OpenAI launches three real-time voice models with GPT-5-level reasoning, cuts simultaneous translation to $0.034/min
The AMW Read
Novelty 2: product line extension for a known case-study player, not a new entrant; Significance 3: pricing and reasoning voice capabilities reshape multiple adjacent markets (interpretation, transcription, voice agents) across segments.
OpenAI launches three real-time voice models with GPT-5-level reasoning, cuts simultaneous translation to $0.034/min
OpenAI has released three new real-time voice models — GPT-Realtime-2, GPT-Realtime-Translate, and GPT-Realtime-Whisper — that bundle end-to-end voice reasoning, simultaneous interpretation, and streaming transcription into a single API. GPT-Realtime-2 is the first OpenAI voice model with GPT-5-level reasoning, supporting 128K context (up from 32K) and parallel tool calling, with five adjustable reasoning levels. GPT-Realtime-Translate performs streaming simultaneous translation across 70+ input languages to 13 output languages, priced at $0.034/minute (~RMB 0.25/min), or roughly $2/hour. GPT-Realtime-Whisper offers streaming speech-to-text at $0.017/minute (~$1/hour). All three models are available immediately in the OpenAI Playground and via API with Codex prompt templates.

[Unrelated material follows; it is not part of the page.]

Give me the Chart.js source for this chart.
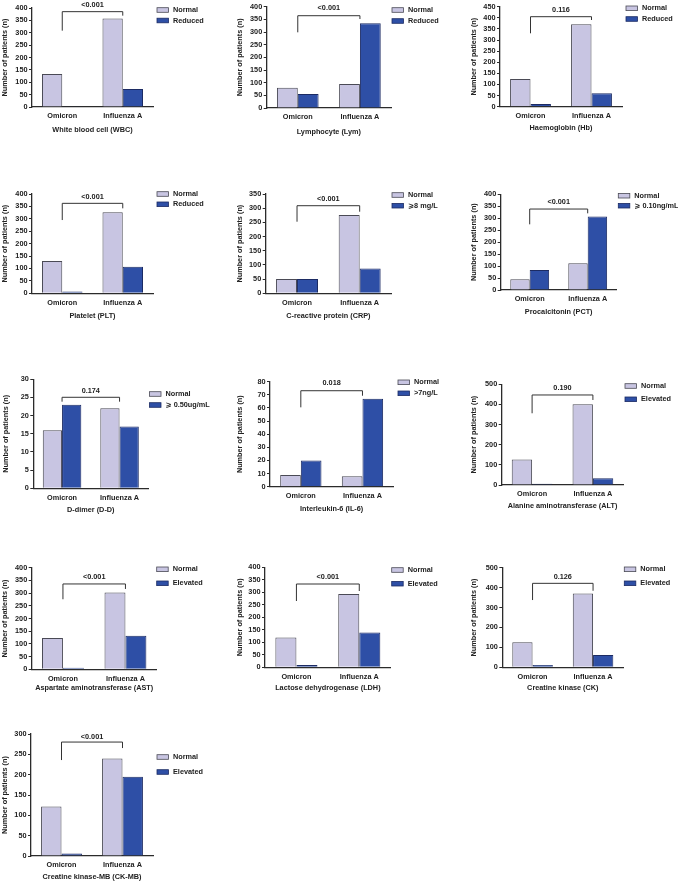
<!DOCTYPE html>
<html><head><meta charset="utf-8">
<script src="https://cdn.jsdelivr.net/npm/chart.js@4.4.1/dist/chart.umd.min.js"></script>
<style>
html,body{margin:0;padding:0;background:#fff;width:678px;height:885px;overflow:hidden;position:relative}
canvas{position:absolute}
</style></head><body>
<script>
// ---------- data ----------
const categories = ['Omicron', 'Influenza A'];
const panelTitles = ['White blood cell (WBC)', 'Lymphocyte (Lym)', 'Haemoglobin (Hb)', 'Platelet (PLT)',
  'C-reactive protein (CRP)', 'Procalcitonin (PCT)', 'D-dimer (D-D)', 'Interleukin-6 (IL-6)',
  'Alanine aminotransferase (ALT)', 'Aspartate aminotransferase (AST)', 'Lactose dehydrogenase (LDH)',
  'Creatine kinase (CK)', 'Creatine kinase-MB (CK-MB)'];
const yAxisTitle = 'Number of patients (n)';
const normalLabel = 'Normal';
const abnormalLabels = ['Reduced', 'Reduced', 'Reduced', 'Reduced', '⩾8 mg/L', '⩾ 0.10ng/mL', '⩾ 0.50ug/mL',
  '>7ng/L', 'Elevated', 'Elevated', 'Elevated', 'Elevated', 'Elevated'];
const normalOmicron   = [133, 80, 125, 130, 50, 45, 16, 9, 127, 123, 119, 126, 122];
const normalFluA      = [358, 95, 371, 326, 276, 112, 22, 8, 401, 302, 293, 371, 240];
const abnormalOmicron = [3, 55, 12, 7, 50, 84, 23, 20, 6, 6, 9, 12, 6];
const abnormalFluA    = [73, 335, 60, 107, 87, 307, 17, 67, 33, 132, 139, 62, 195];
const pValues = ['<0.001', '<0.001', '0.116', '<0.001', '<0.001', '<0.001', '0.174', '0.018', '0.190',
  '<0.001', '<0.001', '0.126', '<0.001'];
const axisMax  = [400, 400, 450, 400, 350, 400, 30, 80, 500, 400, 400, 500, 300];
const axisStep = [50, 50, 50, 50, 50, 50, 5, 10, 100, 50, 50, 100, 50];

// ---------- layout (page pixels) ----------
const geo = [
  {ax:32,    top:8,     bottom:107,   right:153,   lx:157,   ly:[10,20.5],    xt:130,   yt:5.5, br:[0.963,19,4],     pOff:6.7},
  {ax:266.7, top:6.7,   bottom:108,   right:391,   lx:392,   ly:[10,21],      xt:132,   yt:240, br:[0.911,16.6,3.3], pOff:7.4},
  {ax:500,   top:6.7,   bottom:106.7, right:622,   lx:626,   ly:[8.3,19],     xt:128,   yt:474, br:[0.90,16.6,3.3],  pOff:6.7},
  {ax:32,    top:194,   bottom:293.3, right:153,   lx:157,   ly:[194,204.3],  xt:315.7, yt:5.5, br:[0.906,16.7,5],   pOff:6.6},
  {ax:265.7, top:194,   bottom:293.3, right:391,   lx:392,   ly:[195,205.7],  xt:315.7, yt:240, br:[0.882,16,6],     pOff:6.4},
  {ax:500.7, top:194.3, bottom:290,   right:616.7, lx:618.3, ly:[195.7,205.7],xt:311.7, yt:474, br:[0.846,15.3,4.3], pOff:6.7},
  {ax:33.3,  top:379.3, bottom:488.3, right:148.3, lx:149.5, ly:[394,405],    xt:510,   yt:6,   br:[0.835,4.4,4.4],  pOff:6.3},
  {ax:270,   top:381.7, bottom:486.7, right:393.3, lx:398,   ly:[382.3,393.3],xt:509,   yt:240, br:[0.914,16.6,5],   pOff:7.4},
  {ax:501.7, top:384.3, bottom:485,   right:623.3, lx:625,   ly:[386,399.3],  xt:506,   yt:474, br:[0.894,18.3,5],   pOff:6.7},
  {ax:31.7,  top:567.7, bottom:669.3, right:156.7, lx:156.7, ly:[569.3,583.3],xt:688,   yt:5.5, br:[0.84,15.3,5],    pOff:7.3},
  {ax:265,   top:567.3, bottom:667.3, right:390.7, lx:391.7, ly:[570,583.7],  xt:688,   yt:240, br:[0.833,17,7],     pOff:7.3},
  {ax:502.3, top:567.7, bottom:667.3, right:623.3, lx:624.3, ly:[569.3,583.3],xt:688,   yt:474, br:[0.843,16.7,7.4], pOff:6.6},
  {ax:31,    top:734,   bottom:856,   right:153,   lx:157,   ly:[757,772],    xt:877,   yt:5.5, br:[0.934,18,6],     pOff:5}
];

// ---------- styles ----------
const FAMILY = "'Liberation Sans', Arial, 'DejaVu Sans', sans-serif";
const FSIZE = 7.3;
const F = {family: FAMILY, size: FSIZE, weight: 'bold'};
const FONT = 'bold ' + FSIZE + 'px ' + FAMILY;
const HALF = FSIZE * 1.2 / 2;
const TXT = '#222';
const AX = '#2b2b2b';
const NORMAL_FILL = '#c8c5e2', NORMAL_EDGE = '#4a4a55';
const ABN_FILL = '#2e4fa6', ABN_EDGE = '#1c2b63';
const PR = 80, PT = 16;

function makeDecor(g, i, CL, CT) {
  return {
    id: 'decor' + i,
    afterDatasetsDraw(chart) {
      const ctx = chart.ctx, xs = chart.scales.x, ys = chart.scales.y;
      const xL = xs.getPixelForValue(0), xR = xs.getPixelForValue(1);
      const yTop = ys.getPixelForValue(ys.max * g.br[0]);
      ctx.save();
      ctx.strokeStyle = '#333'; ctx.lineWidth = 1;
      ctx.beginPath();
      ctx.moveTo(xL, yTop + g.br[1]); ctx.lineTo(xL, yTop); ctx.lineTo(xR, yTop); ctx.lineTo(xR, yTop + g.br[2]);
      ctx.stroke();
      ctx.font = FONT; ctx.fillStyle = TXT; ctx.textAlign = 'center'; ctx.textBaseline = 'middle';
      ctx.fillText(pValues[i], (xL + xR) / 2, yTop - g.pOff);
      chart.data.datasets.forEach((ds, k) => {
        const bx = g.lx - CL, by = g.ly[k] - CT;
        ctx.fillStyle = ds.backgroundColor; ctx.fillRect(bx, by - 2.3, 11.5, 4.6);
        ctx.strokeStyle = ds.borderColor; ctx.lineWidth = 0.8; ctx.strokeRect(bx, by - 2.3, 11.5, 4.6);
        ctx.fillStyle = TXT; ctx.textAlign = 'left'; ctx.textBaseline = 'middle';
        ctx.fillText(ds.label, bx + 16, by);
      });
      ctx.restore();
    }
  };
}

geo.forEach((g, i) => {
  const CL = Math.round(g.yt - HALF);
  const CT = Math.round(g.top - PT);
  const yW = g.ax - CL;
  const padTop = g.top - CT;
  const xH = g.xt + HALF - g.bottom;
  const CH = Math.ceil(g.bottom - CT + xH + 1);
  const padBottom = CH - (g.bottom - CT) - xH;
  const CW = Math.ceil(g.right - CL + PR);
  const padRight = CW - (g.right - CL);
  const cv = document.createElement('canvas');
  cv.width = CW; cv.height = CH;
  cv.style.left = CL + 'px'; cv.style.top = CT + 'px';
  cv.style.width = CW + 'px'; cv.style.height = CH + 'px';
  document.body.appendChild(cv);
  new Chart(cv, {
    type: 'bar',
    data: {
      labels: categories,
      datasets: [
        {label: normalLabel, data: [normalOmicron[i], normalFluA[i]], backgroundColor: NORMAL_FILL,
         borderColor: NORMAL_EDGE, borderWidth: 1, categoryPercentage: 0.67, barPercentage: 1},
        {label: abnormalLabels[i], data: [abnormalOmicron[i], abnormalFluA[i]], backgroundColor: ABN_FILL,
         borderColor: ABN_EDGE, borderWidth: 1, categoryPercentage: 0.67, barPercentage: 1}
      ]
    },
    options: {
      responsive: false, animation: false, devicePixelRatio: 1,
      layout: {padding: {left: 0, top: padTop, right: padRight, bottom: padBottom}},
      plugins: {legend: {display: false}, tooltip: {enabled: false}},
      scales: {
        x: {
          grid: {display: false, drawTicks: false, tickLength: 0},
          border: {display: true, color: AX, width: 1.3},
          ticks: {color: TXT, font: F, padding: 5, maxRotation: 0, autoSkip: false},
          title: {display: true, text: panelTitles[i], color: TXT, font: F, padding: 0},
          afterFit(s) { s.height = xH; }
        },
        y: {
          min: 0, max: axisMax[i],
          ticks: {stepSize: axisStep[i], color: TXT, font: F, padding: 1.5, autoSkip: false},
          grid: {display: true, drawOnChartArea: false, drawTicks: true, tickLength: 3, color: AX, lineWidth: 1},
          border: {display: true, color: AX, width: 1.3},
          title: {display: true, text: yAxisTitle, color: TXT, font: F, padding: 0},
          afterFit(s) { s.width = yW; }
        }
      }
    },
    plugins: [makeDecor(g, i, CL, CT)]
  });
});
</script>
</body></html>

Why it matters: This launch extends the hyperscaler distribution moat by pushing reasoning-grade voice AI into API endpoints that any developer can embed, collapsing a high-cost professional service — simultaneous interpretation — to a commodity API call. The 66x cost reduction vs. human interpreters mirrors the capital-compression arc seen in other segments, where frontier models democratize previously exclusive enterprise workflows. GPT-Realtime-2’s parallel tool calling and 128K context also update the context-engineering moat pattern, enabling voice agents to orchestrate multi-step business processes without keyboard input. Zillow’s internal benchmark showing a 26-percentage-point jump in call success rate (69% to 95%) validates that reasoning voice models can handle high-compliance, high-value enterprise scenarios.
Grounded expert take: OpenAI is executing a clear market strategy: bundle GPT-5-level reasoning into the lowest-priced real-time voice API on the market, commoditizing both simultaneous interpretation and traditional speech-to-text while raising the capability floor for voice agents. The pricing — $2/hour for translation, $1/hour for transcription — sets a new benchmark that competitors like Deepgram, AssemblyAI, and ElevenLabs will have to match or undercut. For the interpretation industry, the value of human translators will migrate upward to cultural nuance, legal precision, and creative expression, while standardized translation volume shifts to API consumption. The model’s adjustable reasoning levels (low to xhigh) also create a tiered pricing structure that lets developers trade latency for intelligence, a pattern that could become standard for voice inference.